In his recent Exhortation Pope Francis calls us to that same state of joy and rejoicing. The document has gotten all kinds of air time as some politico-economic treatise that the Pope has no place speaking to, but the fact is that the economic, political parts of the document are part of a bigger picture that calls us to a general joy of life and concern for others that is rooted in the encounter with Christ. After all, it IS called THE JOY OF THE GOSPEL! [While on this point, I want to encourage and really challenge each of you to take a few minutes and read just the first ten paragraphs of the document HERE, which speak powerfully and simply to the source and need for joy in our lives.] One of the things that he spoke of in that letter which affects all of us especially this time of year is that we are robbed of joy because we rarely stop for a moment to enjoy things.

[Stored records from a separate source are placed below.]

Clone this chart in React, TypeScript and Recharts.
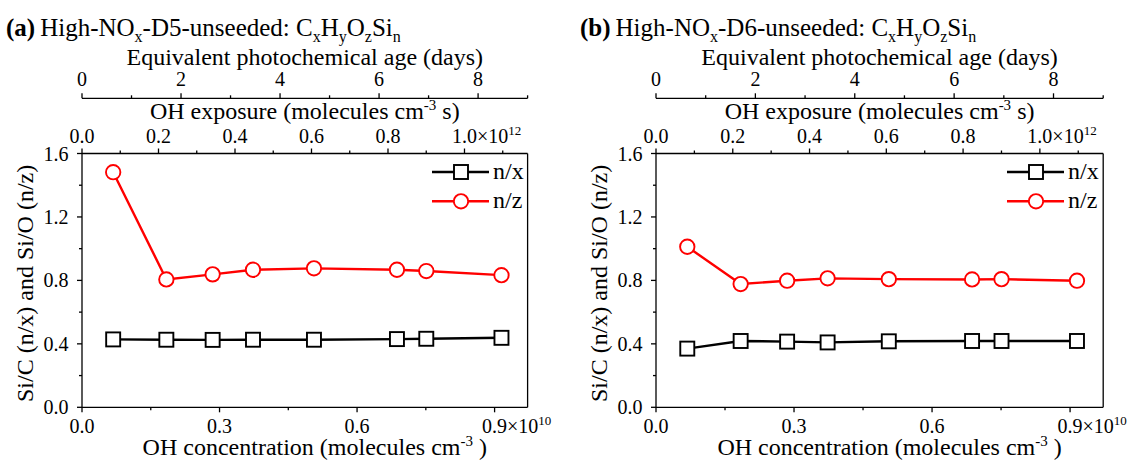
import React from "react"
import { Label, Legend, Line, LineChart, ReferenceLine, XAxis, YAxis } from "recharts"

// OH concentration (x 10^10 molecules cm-3), shared by both experiments
const ohConc = [0.068, 0.184, 0.285, 0.373, 0.506, 0.687, 0.751, 0.915]

// D5 unseeded
const d5SiC = [0.428, 0.426, 0.425, 0.426, 0.426, 0.43, 0.432, 0.438]
const d5SiO = [1.482, 0.806, 0.838, 0.867, 0.876, 0.867, 0.859, 0.833]

// D6 unseeded
const d6SiC = [0.37, 0.418, 0.414, 0.409, 0.416, 0.418, 0.418, 0.418]
const d6SiO = [1.012, 0.777, 0.798, 0.813, 0.808, 0.806, 0.808, 0.798]

// axis ranges (conc x10^10, exposure x10^12, age days)
const concMax = 0.972
const exposureMax = 1.165
const ageMax = 9

// axis ticks (minor ones included, majors get labels)
const concTicks = [0, 0.15, 0.3, 0.45, 0.6, 0.75, 0.9]
const concMajor = [0, 0.3, 0.6, 0.9]
const exposureTicks = [0, 0.1, 0.2, 0.3, 0.4, 0.5, 0.6, 0.7, 0.8, 0.9, 1.0, 1.1]
const exposureMajor = [0, 0.2, 0.4, 0.6, 0.8, 1.0]
const ageTicks = [0, 1, 2, 3, 4, 5, 6, 7, 8, 9]
const ageMajor = [0, 2, 4, 6, 8]
const yTicks = [0, 0.2, 0.4, 0.6, 0.8, 1.0, 1.2, 1.4, 1.6]
const yMajor = [0, 0.4, 0.8, 1.2, 1.6]

const FONT = '"Liberation Serif", "Times New Roman", serif'
const AXIS_W = 1.3
const TICK_FS = 20
const LABEL_FS = 24
const TXT = { fontFamily: FONT }

const isMajor = (v: number, majors: number[]) => majors.some((m) => Math.abs(m - v) < 1e-6)

function makeXTick(
  majors: number[],
  side: "top" | "bottom",
  gap: number,
  digits: number,
  power?: string
) {
  const last = majors[majors.length - 1]
  return (props: any) => {
    const { x, y, payload } = props
    const v = payload.value
    const major = isMajor(v, majors)
    const dir = side === "bottom" ? 1 : -1
    const len = major ? 5 : 3
    const ty = side === "bottom" ? y + gap : y - gap
    let label: React.ReactNode = null
    if (major) {
      const txt = v.toFixed(digits)
      if (power && Math.abs(v - last) < 1e-6) {
        label = (
          <text x={x - 12.5} y={ty} textAnchor="start" fontSize={TICK_FS} style={TXT} fill="#000">
            {txt}×10
            <tspan dy={-8} fontSize={13}>{power}</tspan>
          </text>
        )
      } else {
        label = (
          <text x={x} y={ty} textAnchor="middle" fontSize={TICK_FS} style={TXT} fill="#000">
            {txt}
          </text>
        )
      }
    }
    return (
      <g>
        <line x1={x} x2={x} y1={y} y2={y + dir * len} stroke="#000" strokeWidth={AXIS_W} />
        {label}
      </g>
    )
  }
}

const YTick = (props: any) => {
  const { x, y, payload } = props
  const v = payload.value
  const major = isMajor(v, yMajor)
  return (
    <g>
      <line x1={x} x2={x - (major ? 5 : 3)} y1={y} y2={y} stroke="#000" strokeWidth={AXIS_W} />
      {major && (
        <text x={x - 13.5} y={y + 7} textAnchor="end" fontSize={TICK_FS} style={TXT} fill="#000">
          {v.toFixed(1)}
        </text>
      )}
    </g>
  )
}

const SquareDot = (props: any) => {
  const { cx, cy, index } = props
  if (cx == null || cy == null) return <g key={index} />
  return <rect key={index} x={cx - 7} y={cy - 7} width={14} height={14} fill="#fff" stroke="#000" strokeWidth={1.9} />
}

const CircleDot = (props: any) => {
  const { cx, cy, index } = props
  if (cx == null || cy == null) return <g key={index} />
  return <circle key={index} cx={cx} cy={cy} r={7.2} fill="#fff" stroke="#ff0000" strokeWidth={1.9} />
}

const renderLegend = (props: any) => {
  const items = props.payload ?? []
  return (
    <svg width={100} height={62} style={{ display: "block", overflow: "visible" }}>
      {items.map((it: any, i: number) => {
        const cy = 10 + i * 29.3
        const color = it.color
        return (
          <g key={it.value}>
            <line x1={0} x2={57} y1={cy} y2={cy} stroke={color} strokeWidth={2.4} />
            {it.value === "n/x" ? (
              <rect x={29 - 7} y={cy - 7} width={14} height={14} fill="#fff" stroke={color} strokeWidth={1.9} />
            ) : (
              <circle cx={29} cy={cy} r={7.2} fill="#fff" stroke={color} strokeWidth={1.9} />
            )}
            <text x={61} y={cy + 7} fontSize={LABEL_FS} style={TXT} fill="#000">
              {it.value}
            </text>
          </g>
        )
      })}
    </svg>
  )
}

type PanelProps = {
  tag: string
  name: string
  siC: number[]
  siO: number[]
  left: number
  width: number
  marginRight: number
}

function Panel({ tag, name, siC, siO, left, width, marginRight }: PanelProps) {
  const rows = ohConc.map((c, i) => ({ conc: c, nx: siC[i], nz: siO[i] }))
  const plotRight = width - marginRight

  const sub = (s: string) => [
    <tspan key={s + "a"} dy={6} fontSize={16}>{s}</tspan>,
  ]

  const titleLabel = (p: any) => {
    const vb = p.viewBox
    const cx = vb.x + vb.width / 2
    return (
      <g fill="#000">
        <text x={vb.x - 76} y={vb.y - 4} fontSize={25} style={TXT}>
          <tspan fontWeight="bold">({tag})</tspan>
          <tspan dx={5}>High-NO</tspan>
          {sub("x")}
          <tspan dy={-6}>-{name}-unseeded: C</tspan>
          {sub("x")}
          <tspan dy={-6}>H</tspan>
          {sub("y")}
          <tspan dy={-6}>O</tspan>
          {sub("z")}
          <tspan dy={-6}>Si</tspan>
          {sub("n")}
        </text>
        <text x={cx} y={vb.y + 25.3} fontSize={LABEL_FS} textAnchor="middle" style={TXT}>
          Equivalent photochemical age (days)
        </text>
      </g>
    )
  }

  const exposureLabel = (p: any) => {
    const vb = p.viewBox
    return (
      <text x={vb.x + vb.width / 2} y={vb.y + 20.7} fontSize={LABEL_FS} textAnchor="middle" style={TXT} fill="#000">
        OH exposure (molecules cm
        <tspan dy={-9} fontSize={15}>-3</tspan>
        <tspan dy={9}> s)</tspan>
      </text>
    )
  }

  const concLabel = (p: any) => {
    const vb = p.viewBox
    return (
      <text x={vb.x + vb.width / 2 + 10} y={vb.y + 47.7} fontSize={LABEL_FS} textAnchor="middle" style={TXT} fill="#000">
        OH concentration (molecules cm
        <tspan dy={-9} fontSize={15}>-3</tspan>
        <tspan dy={9}> )</tspan>
      </text>
    )
  }

  const yLabel = (p: any) => {
    const vb = p.viewBox
    const x = vb.x + vb.width - 49
    const cy = vb.y + vb.height / 2 + 3
    return (
      <text
        x={x}
        y={cy}
        transform={`rotate(-90, ${x}, ${cy})`}
        fontSize={LABEL_FS}
        textAnchor="middle"
        style={TXT}
        fill="#000"
      >
        Si/C (n/x) and Si/O (n/z)
      </text>
    )
  }

  return (
    <div style={{ position: "absolute", left, top: 0, fontFamily: FONT }}>
      <LineChart width={width} height={462} data={rows} margin={{ top: 40, right: marginRight, bottom: 0, left: 0 }}>
        <XAxis
          xAxisId="a-exposure"
          orientation="top"
          type="number"
          dataKey={(r: any) => (r.conc * exposureMax) / concMax}
          domain={[0, exposureMax]}
          allowDataOverflow
          ticks={exposureTicks}
          interval={0}
          height={55.2}
          tickSize={0}
          tickMargin={0}
          tickLine={false}
          axisLine={{ stroke: "#000", strokeWidth: AXIS_W }}
          tick={makeXTick(exposureMajor, "top", 11, 1, "12")}
        >
          <Label content={exposureLabel} />
        </XAxis>
        <XAxis
          xAxisId="b-age"
          orientation="top"
          type="number"
          dataKey={(r: any) => (r.conc * ageMax) / concMax}
          domain={[0, ageMax]}
          allowDataOverflow
          ticks={ageTicks}
          interval={0}
          height={58.3}
          tickSize={0}
          tickMargin={0}
          tickLine={false}
          axisLine={{ stroke: "#000", strokeWidth: AXIS_W }}
          tick={makeXTick(ageMajor, "top", 12, 0)}
        >
          <Label content={titleLabel} />
        </XAxis>
        <XAxis
          xAxisId="conc"
          dataKey="conc"
          type="number"
          domain={[0, concMax]}
          allowDataOverflow
          ticks={concTicks}
          interval={0}
          height={54.7}
          tickSize={0}
          tickMargin={0}
          tickLine={false}
          axisLine={{ stroke: "#000", strokeWidth: AXIS_W }}
          tick={makeXTick(concMajor, "bottom", 26, 1, "10")}
        >
          <Label content={concLabel} />
        </XAxis>
        <YAxis
          yAxisId="left"
          type="number"
          domain={[0, 1.6]}
          allowDataOverflow
          ticks={yTicks}
          interval={0}
          width={82}
          tickSize={0}
          tickMargin={0}
          tickLine={false}
          axisLine={{ stroke: "#000", strokeWidth: AXIS_W }}
          tick={YTick}
        >
          <Label content={yLabel} />
        </YAxis>
        <ReferenceLine xAxisId="conc" yAxisId="left" x={concMax} stroke="#000" strokeWidth={AXIS_W} ifOverflow="visible" />
        <Legend
          layout="vertical"
          align="center"
          verticalAlign="middle"
          content={renderLegend}
          wrapperStyle={{ top: 161.7, left: plotRight - 96, width: 100, height: 62 }}
        />
        <Line
          xAxisId="conc"
          yAxisId="left"
          dataKey="nx"
          name="n/x"
          stroke="#000000"
          strokeWidth={2.4}
          dot={SquareDot}
          activeDot={false}
          isAnimationActive={false}
        />
        <Line
          xAxisId="conc"
          yAxisId="left"
          dataKey="nz"
          name="n/z"
          stroke="#ff0000"
          strokeWidth={2.4}
          dot={CircleDot}
          activeDot={false}
          isAnimationActive={false}
        />
      </LineChart>
    </div>
  )
}

export default function App() {
  return (
    <div style={{ position: "absolute", left: 0, top: 0, width: 1129, height: 462, background: "#fff" }}>
      <Panel tag="a" name="D5" siC={d5SiC} siO={d5SiO} left={0} width={565} marginRight={37.4} />
      <Panel tag="b" name="D6" siC={d6SiC} siO={d6SiO} left={573.5} width={555.5} marginRight={26.3} />
    </div>
  )
}
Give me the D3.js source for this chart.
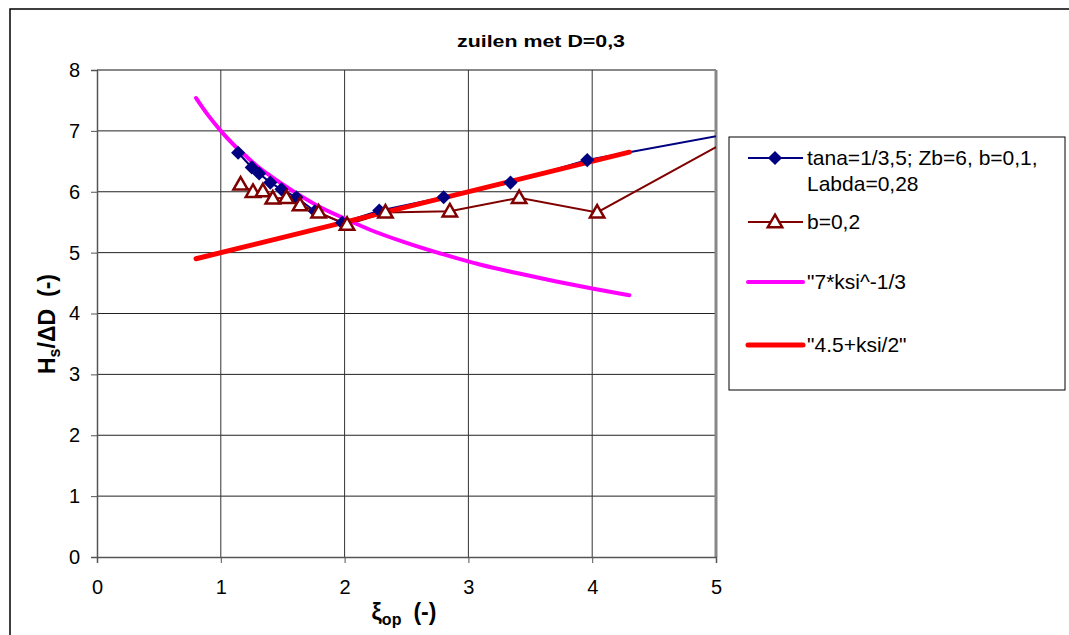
<!DOCTYPE html>
<html>
<head>
<meta charset="utf-8">
<script src="https://cdn.jsdelivr.net/npm/d3@7"></script>
<style>
  body { margin: 0; background: #fff; }
  svg { display: block; font-family: "Liberation Sans", Arial, sans-serif; }
</style>
</head>
<body>
<div id="chart"></div>
<script>
// tana=1/3,5; Zb=6, b=0,1, Labda=0,28
const ksiB1 = [1.14, 1.25, 1.31, 1.40, 1.49, 1.61, 1.76, 1.98, 2.28, 2.80, 3.34, 3.96, 5.6]
const hsB1  = [6.64, 6.40, 6.30, 6.15, 6.04, 5.91, 5.68, 5.49, 5.69, 5.91, 6.15, 6.52, 7.14]

// b=0,2
const ksiB2 = [1.16, 1.26, 1.34, 1.42, 1.53, 1.64, 1.79, 2.02, 2.33, 2.85, 3.41, 4.04, 5.3]
const hsB2  = [6.12, 6.00, 6.01, 5.89, 5.90, 5.78, 5.66, 5.46, 5.66, 5.68, 5.90, 5.66, 7.07]

// "7*ksi^-1/3
const ksiPow = [0.8, 0.9, 1.0, 1.1, 1.2, 1.3, 1.4, 1.5, 1.6, 1.8, 2.0, 2.2, 2.5, 2.8, 3.1, 3.4, 3.7, 4.0, 4.3]
const hsPow  = [7.54, 7.25, 7.00, 6.78, 6.59, 6.41, 6.26, 6.12, 5.99, 5.75, 5.56, 5.38, 5.16, 4.97, 4.80, 4.66, 4.53, 4.41, 4.30]

// "4.5+ksi/2
const ksiLin = [0.8, 4.3]
const hsLin  = [4.9, 6.65]

const xTicks = [0, 1, 2, 3, 4, 5]
const yTicks = [0, 1, 2, 3, 4, 5, 6, 7, 8]

const W = 1069, H = 635
const plot = { left: 97, right: 716, top: 70, bottom: 557 }

const svg = d3.select("#chart").append("svg")
    .attr("width", W).attr("height", H)

// outer chart border (runs off the page on right/bottom)
svg.append("rect")
    .attr("x", 10).attr("y", 9)
    .attr("width", W + 20).attr("height", H + 20)
    .attr("fill", "none").attr("stroke", "#000").attr("stroke-width", 1.5)

const x = d3.scaleLinear().domain([0, 5]).range([plot.left, plot.right])
const y = d3.scaleLinear().domain([0, 8]).range([plot.bottom, plot.top])

svg.append("text")
    .attr("x", 541).attr("y", 47)
    .attr("text-anchor", "middle")
    .attr("font-size", 17).attr("font-weight", "bold")
    .attr("textLength", 168).attr("lengthAdjust", "spacingAndGlyphs")
    .text("zuilen met D=0,3")

/* grid */
svg.append("g").selectAll("line")
    .data(yTicks.slice(1))
    .enter().append("line")
    .attr("x1", plot.left).attr("x2", plot.right)
    .attr("y1", d => y(d)).attr("y2", d => y(d))
    .attr("stroke", d => d === 8 ? "#888" : "#222")
    .attr("stroke-width", d => d === 8 ? 2 : 1)

svg.append("g").selectAll("line")
    .data(xTicks.slice(1))
    .enter().append("line")
    .attr("x1", d => x(d)).attr("x2", d => x(d))
    .attr("y1", plot.top).attr("y2", plot.bottom)
    .attr("stroke", d => d === 5 ? "#888" : "#333")
    .attr("stroke-width", d => d === 5 ? 3 : 1)

/* axes */
const xAxis = svg.append("g")
    .attr("transform", `translate(0, ${plot.bottom})`)
    .call(d3.axisBottom(x).tickValues(xTicks).tickFormat(d3.format("d")).tickSize(6).tickPadding(17))
const yAxis = svg.append("g")
    .attr("transform", `translate(${plot.left}, 0)`)
    .call(d3.axisLeft(y).tickValues(yTicks).tickFormat(d3.format("d")).tickSize(6).tickPadding(11))

;[xAxis, yAxis].forEach(a => {
    a.select(".domain").attr("stroke", "#555").attr("stroke-width", 1.5)
    a.selectAll(".tick line").attr("stroke", "#555")
    a.selectAll("text").attr("font-size", 20).attr("fill", "#000")
        .attr("font-family", "'Liberation Sans', Arial, sans-serif")
})

/* axis titles */
const xt = svg.append("text")
    .attr("x", 404).attr("y", 620)
    .attr("text-anchor", "middle")
    .attr("font-size", 23).attr("font-weight", "bold")
xt.append("tspan").text("ξ")
xt.append("tspan").attr("font-size", 16).attr("dy", 5).text("op")
xt.append("tspan").attr("dy", -5).attr("dx", 12).text("(-)")

const yt = svg.append("text")
    .attr("transform", `translate(55, 324) rotate(-90)`)
    .attr("text-anchor", "middle")
    .attr("font-size", 23).attr("font-weight", "bold")
yt.append("tspan").text("H")
yt.append("tspan").attr("font-size", 16).attr("dy", 5).text("s")
yt.append("tspan").attr("dy", -5).text("/ΔD")
yt.append("tspan").attr("dx", 12).text("(-)")

/* series */
svg.append("clipPath").attr("id", "clip")
    .append("rect")
    .attr("x", plot.left).attr("y", plot.top)
    .attr("width", plot.right - plot.left).attr("height", plot.bottom - plot.top)

const zip = (xs, ys) => xs.map((v, i) => [v, ys[i]])
const line = d3.line().x(d => x(d[0])).y(d => y(d[1]))
const smooth = d3.line().x(d => x(d[0])).y(d => y(d[1])).curve(d3.curveMonotoneX)

const series = [
    { name: "tana=1/3,5; Zb=6, b=0,1,", name2: "Labda=0,28", pts: zip(ksiB1, hsB1), color: "#000080", width: 2, marker: "diamond", gen: line },
    { name: "b=0,2", pts: zip(ksiB2, hsB2), color: "#800000", width: 2, marker: "triangle", gen: line },
    { name: "\"7*ksi^-1/3", pts: zip(ksiPow, hsPow), color: "#FF00FF", width: 4, gen: smooth },
    { name: "\"4.5+ksi/2\"", pts: zip(ksiLin, hsLin), color: "#FF0000", width: 5, gen: line }
]

const g = svg.append("g").attr("clip-path", "url(#clip)")
series.forEach(s => {
    g.append("path")
        .attr("d", s.gen(s.pts))
        .attr("fill", "none")
        .attr("stroke", s.color)
        .attr("stroke-width", s.width)
        .attr("stroke-linecap", "round")
})

const diamond = d3.symbol().type(d3.symbolSquare).size(100)
const triangle = d3.symbol().type(d3.symbolTriangle).size(90)

function drawMarker(sel, s, px, py) {
    if (s.marker === "diamond") {
        sel.append("path").attr("d", diamond())
            .attr("transform", `translate(${px},${py}) rotate(45)`)
            .attr("fill", s.color)
    } else if (s.marker === "triangle") {
        sel.append("path").attr("d", triangle())
            .attr("transform", `translate(${px},${py + 1})`)
            .attr("fill", "#fff").attr("stroke", s.color).attr("stroke-width", 2.5)
    }
}

series.forEach(s => {
    if (!s.marker) return
    s.pts.filter(p => p[0] <= 5).forEach(p => drawMarker(g, s, x(p[0]), y(p[1])))
})

/* legend */
const lg = svg.append("g")
lg.append("rect")
    .attr("x", 729).attr("y", 137).attr("width", 336).attr("height", 253)
    .attr("fill", "#fff").attr("stroke", "#000").attr("stroke-width", 1)

const legendY = [158, 222, 282, 345]
series.forEach((s, i) => {
    const ly = legendY[i]
    lg.append("line")
        .attr("x1", 748).attr("x2", 803)
        .attr("y1", ly).attr("y2", ly)
        .attr("stroke", s.color).attr("stroke-width", s.width)
        .attr("stroke-linecap", s.marker ? "butt" : "round")
    drawMarker(lg, s, 775, ly)
    lg.append("text")
        .attr("x", 807).attr("y", ly + 7)
        .attr("font-size", 21)
        .text(s.name)
    if (s.name2) {
        lg.append("text")
            .attr("x", 807).attr("y", ly + 33)
            .attr("font-size", 21)
            .text(s.name2)
    }
})
</script>
</body>
</html>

Speaking for myself, and presumably many of you as well, it is easy to get caught up with so many activities that we run from place to place to place marking off all the tasks the we have to do and never stopping to really enjoy any of them. I use the word ENJOY purposely because when we stop for a minute we open ourselves to the encounter with the Lord who is already there waiting for us to recognize Him and be filled with His life. After all, the Lord isn’t just here in Church or at the chapel when you stop there or when we pause to pray or read some spiritual reading. He is everywhere at all times and is speaking is to us in so many ways. When we stop for a moment and really enter into the moment we will surely begin to see the face of God and have His joy well up in our hearts. But we have to be willing to stop.

'Joy!' by Eugene Salandra
To help us with that the Church makes her own the words of the Lord – use your eyes and your ears! The readings speak of rejoicing and a spirit of joyfulness that should strike us as we are listening because they become a sort of refrain that sticks out. Also, it’s pretty obvious that these rose/pink colored vestments are not the norm. They are worn in connection with that third candle we light tonight which as we go around the Advent wreath illustrates that we are over halfway to Christ. The unique color joined to the words of the Scriptures are meant to give us the opportunity to be filled with joy at the Lord’s coming that has taken place already, that is taking place in this celebration, and that will take place in our celebration at Christ and the Lord’s final return. So let us encounter the God who loves us and be filled with His joy which we desire.

Rejoice in the Lord always! Again, I say rejoice. Indeed the Lord is near.